William Lane Craig writes that people like O’Reilly, who believe they have decoded the historical Jesus, are really portraying their personal presuppositions. Craig writes, “Apparently unaware of the personal element they all brought to their research, each writer reconstructed a historical Jesus after his own image. There was Strauss’s Hegelian Jesus, Renan’s sentimental Jesus, Bauer’s non- existent Jesus, Ritschl’s liberal Jesus, and so forth. To paraphrase George Tyrell, each one looked down the long well of history and saw his own face reflected at the bottom“[i]

This is precisely what O’Reilly is doing in his book, which he reveals in his 60 minutes interview. We get this glimpse in the brief interchange with O’Donnell:

Norah O’Donnell: You include two quotes from Jesus on the cross, but not the most famous one: “Father forgive them for they know not what they do.” Why not?

Bill O’Reilly: We don’t put in things that we don’t think happened.

Norah O’Donnell: How do you know?

Bill O’Reilly: Because you couldn’t say something like that, audibly that people would hear. He, you die on a cross from being suffocated. That your lungs can’t take in anymore air. You can hardly breathe. We believe Jesus said that, but we don’t believe he said it on the cross, ’cause nobody could’ve heard it.

Norah O’Donnell: But, Bill, you know what people are going to say. “The Bible says that Jesus said on the cross, ‘Father forgive them,’ but Bill O’Reilly says that’s not true, so I should believe Bill?”
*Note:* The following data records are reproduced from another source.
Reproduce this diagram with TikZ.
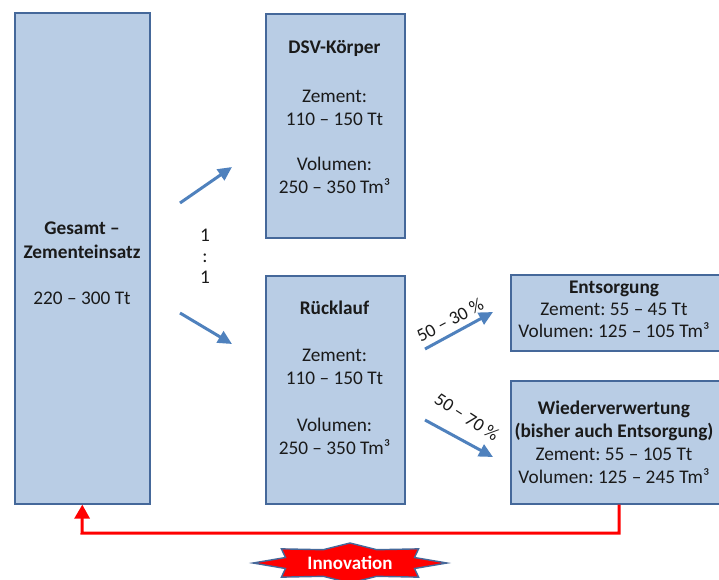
\documentclass[tikz,border=0pt]{standalone}
\usepackage{fontspec}
\setmainfont{Carlito}
\frenchspacing
\usetikzlibrary{arrows.meta}
\definecolor{boxfill}{HTML}{B9CDE5}
\definecolor{boxline}{HTML}{45689A}
\definecolor{flowblue}{HTML}{4F81BD}
\definecolor{txtcol}{HTML}{1A1A1A}
\tikzset{
  box/.style={draw=boxline, fill=boxfill, line width=1.6pt, inner sep=0pt},
  txt/.style={align=center, text=txtcol, inner sep=0pt,
    font=\fontsize{19.3}{23}\selectfont},
  flow/.style={draw=flowblue, line width=3pt,
    -{Triangle[length=14pt,width=13pt]}},
  back/.style={draw=red, line width=3pt,
    -{Triangle[length=14pt,width=15pt]}},
  pct/.style={text=txtcol, inner sep=0pt, font=\fontsize{18.5}{20}\selectfont},
}
\begin{document}
\begin{tikzpicture}[x=1pt, y=-1pt]
\useasboundingbox (0,0) rectangle (719,579);
\begin{scope}
\clip (0,0) rectangle (719,579);

% boxes
\node[box, anchor=north west, minimum width=135pt, minimum height=491pt] (total) at (14,12) {};
\node[box, anchor=north west, minimum width=139pt, minimum height=224pt] (dsv) at (265,13) {};
\node[box, anchor=north west, minimum width=139pt, minimum height=228pt] (ruck) at (265,275) {};
\node[box, anchor=north west, minimum width=214pt, minimum height=76pt] (ents) at (510,274) {};
\node[box, anchor=north west, minimum width=214pt, minimum height=123pt] (wied) at (510,380) {};

% box texts
\node[txt, font=\fontsize{19.3}{24}\selectfont] (ttotal) at (82,263) {\textbf{Gesamt --}\\ \textbf{Zementeinsatz}\\[22pt] 220 -- 300 Tt};
\node[txt] (tdsv) at (334.5,117) {\textbf{DSV-Körper}\\[26pt] Zement:\\ 110 -- 150 Tt\\[22pt] Volumen:\\ 250 -- 350 Tm³};
\node[txt] (truck) at (334.5,378) {\textbf{Rücklauf}\\[24pt] Zement:\\ 110 -- 150 Tt\\[24pt] Volumen:\\ 250 -- 350 Tm³};
\node[txt, font=\fontsize{19.3}{22}\selectfont] (tents) at (614,309) {\textbf{Entsorgung}\\ Zement: 55 -- 45 Tt\\ Volumen: 125 -- 105 Tm³};
\node[txt, font=\fontsize{19.3}{23}\selectfont] (twied) at (614,442.5) {\textbf{Wiederverwertung}\\ \textbf{(bisher auch Entsorgung)}\\ Zement: 55 -- 105 Tt\\ Volumen: 125 -- 245 Tm³};

% ratio
\node[txt] (ratio) at (205,256) {1\\[-2pt]:\\[-2pt]1};

% split arrows
\coordinate (a1s) at (180,203); \coordinate (a1e) at (232,167);
\coordinate (a2s) at (180,313); \coordinate (a2e) at (232,344);
\coordinate (a3s) at (425,349); \coordinate (a3e) at (493,312);
\coordinate (a4s) at (425,420); \coordinate (a4e) at (493,457);
\draw[flow] (a1s) -- (a1e);
\draw[flow] (a2s) -- (a2e);
\draw[flow] (a3s) -- (a3e);
\draw[flow] (a4s) -- (a4e);
\node[pct, rotate=28] (p1) at (450,320) {50 -- 30 \%};
\node[pct, rotate=-33] (p2) at (467,417) {50 -- 70 \%};

% feedback loop
\coordinate (r1) at (wied.south -| 619,0);
\coordinate (r2) at (619,533);
\coordinate (r3) at (82,533);
\draw[back] (r1) -- (r2) -- (r3) -- (total.south);

% innovation star
\begin{scope}[shift={(350,563)}, xscale=97, yscale=20]
  \fill[red, draw=boxline, line width=1.4pt]
    (0:1) \foreach \k in {1,...,15} {
      -- ({\k*22.5}:{mod(\k,2)==0 ? 1 : 0.72})
    } -- cycle;
\end{scope}
\node[inner sep=0pt, text=white, font=\fontsize{19}{20}\selectfont\bfseries] (innov) at (350,563) {Innovation};
\end{scope}
\end{tikzpicture}
\end{document}
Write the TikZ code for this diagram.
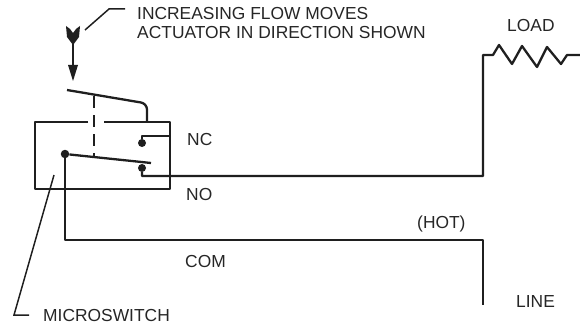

Bill O’Reilly: Well you believe what you want. If you want to take the Bible literally, then that’s your right to do that.

Norah O’Donnell: But you use as your sources for this book the Gospels of Matthew, Mark, Luke and John. But you pick and choose.

Bill O’Reilly: Right, but that’s not our only source. I mean, we use Muslim sources, we use Roman sources, we use Jewish sources.

Norah O’Donnell: So is this the Gospel according to Bill?

Bill O’Reilly: This is best available evidence according to Bill. We believe that the oral history in the Bible is largely accurate but we’re not taking it literally.

Hence, O’Reilly commits the fallacy many before him have committed: he has recreated Jesus in his own opinion.

Studying the history of Jesus, ever since Christ walked the earth, people have been misunderstanding and misrepresenting him. Throughout the history of the church up until today, scholars, authors, filmmakers, ministers, theologians, etc. have all been portraying Jesus, claiming to depict the real Jesus, but in the end producing a portrait full of holes.

John 4:24 reads, “God is spirit, and his worshipers must worship in spirit and in truth (NIV).” The capacity of the mind is inadequate to surmise the essence of Jesus; where the mind falters, the spirit must take over. Hence, approaching Jesus from a mere rational perspective will produce an incomplete Jesus that is not truly historical.

In O’Reilly’s defense, he comes much closer than many of his predecessors. Rather than making false claims like Jesus was the progenitor of the Merovingian line of France or that Jesus was a political activist, O’Reilly states to O’Donnell that Jesus was: “the most famous human being who ever lived on this planet. And he had no infrastructure. And it’s never been done — ever been done. He had no government, he had no PR guy, he had no money, he had no structure, he had nothing. Yet, he became the most famous human being ever.” In this sense, O’Reilly is much closer to the fact than most.

Bill O’Reilly has already received some 10 million dollars for this book and already makes around 20 million a year. He will give some to charity, which is noble, but would he give all the royalties away? That would demonstrate that indeed, O’Reilly knows Jesus in some real way.

O’Reilly may discover someday that making tens of millions of dollars will still not quench the soul thirst residing in every human’s heart. Maybe someday he will meet the real Jesus like the Samaritan Woman at the well in John 4 and receive living water that will quench the soul thirst: “whoever drinks the water I give him will never thirst. Indeed, the water I give him will become in him a spring of water welling up to eternal life (John 4: 14).”